Categories
Planet PLUG Programming

Extract n largest values from a Python dict

Having stashed a bunch of data in a python dict, one often needs a quick way to extract the n largest.  Inconveniently for the particular problem I was working on, the key value for the dict was an object and the associated value was a floating-point weight.  A quick-and-dirty method is to use insert all the dict-keys into a heap, using the dict-value as the heap-key Fortuitously, Python has both a heap module and convenient functions for using it in exactly this way.

import heapq

def dict_nlargest(d,n):
    return heapq.nlargest(n ,d, key = lambda k: d[k])

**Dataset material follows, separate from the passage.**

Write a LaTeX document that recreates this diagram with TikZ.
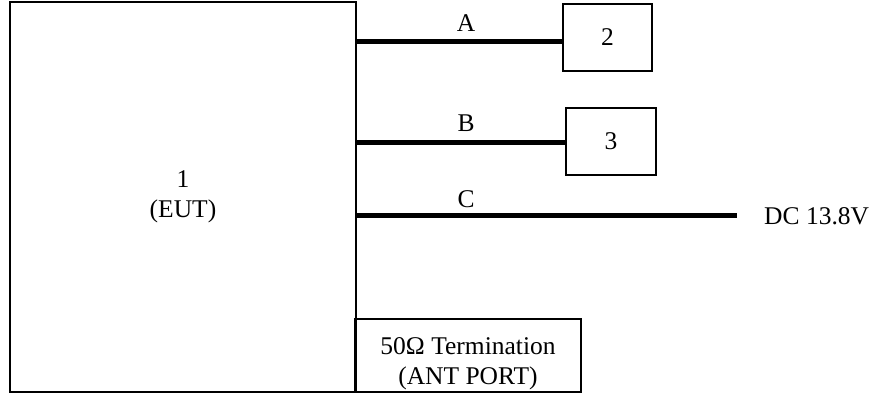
\documentclass[tikz,border=0pt]{standalone}
\usepackage{fontspec}
\setmainfont{Liberation Serif}
\begin{document}
\begin{tikzpicture}[x=1pt,y=-1pt,
  box/.style={draw=black,line width=1.6pt,rectangle,inner sep=0pt,align=center,
    font=\fontsize{25.5}{30}\selectfont},
  cable/.style={line width=5pt},
  lbl/.style={font=\fontsize{25.5}{30}\selectfont,inner sep=0pt}]
\useasboundingbox (0,0) rectangle (874,394);
% main blocks
\node[box,minimum width=346pt,minimum height=390pt] (eut) at (183,197) {1\\(EUT)};
\node[box,minimum width=89pt,minimum height=67pt] (box2) at (607.5,37.5) {2};
\node[box,minimum width=90pt,minimum height=67pt] (box3) at (611,141.5) {3};
\node[box,minimum width=226pt,minimum height=73pt] (term) at (468,355.5) {};
\node[lbl,align=center] (termtxt) at (468,364) {50Ω Termination\\(ANT PORT)};
% cables
\coordinate (dcend) at (737,215);
\draw[cable] (eut.east |- 0,41) -- (box2.west |- 0,41);
\draw[cable] (eut.east |- 0,142) -- (box3.west |- 0,142);
\draw[cable] (eut.east |- dcend) -- (dcend);
% labels
\node[lbl] (la) at (466,23) {A};
\node[lbl] (lb) at (466,123) {B};
\node[lbl] (lc) at (466,199) {C};
\node[lbl,anchor=west] (dc) at (764,216) {DC 13.8V};
\end{tikzpicture}
\end{document}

d = { 'a':10.0, 'b':2.0, 'c':5.0, 'd':3.0, 'e':15.0 }
print dict_nlargest(d,3)

Which neatly prints a list of the keys associated with the three largest values:

['e', 'a', 'c']

The heapq.nlargest() function can also use arbitrary object attributes as keys, as well, by supplying a one-argument function to the named parameter key. (This is the role of the lambda in the examples above and below.)

import heapq
class Toy:
    def __init__Toy(self, s, i, f):
        self.s = s
        self.i = i
        self.f = f

l = [ Toy('a', 10, 4.4), Toy('b', 4, 12.0),
      Toy('c', 2, 20.0), Toy('d', 1, 5.0) ]

# largest by the 'f' attribute
print heapq.nlargest(2, l, key = lambda o: o.f)

# largest by the 'i' attribute
print heapq.nlargest(2, l, key = lambda o: o.i)

This is fine for a one-off, but you’ll likely want to maintain this information in a data structure if this you’ll be performing this operation multiple times on a large collection.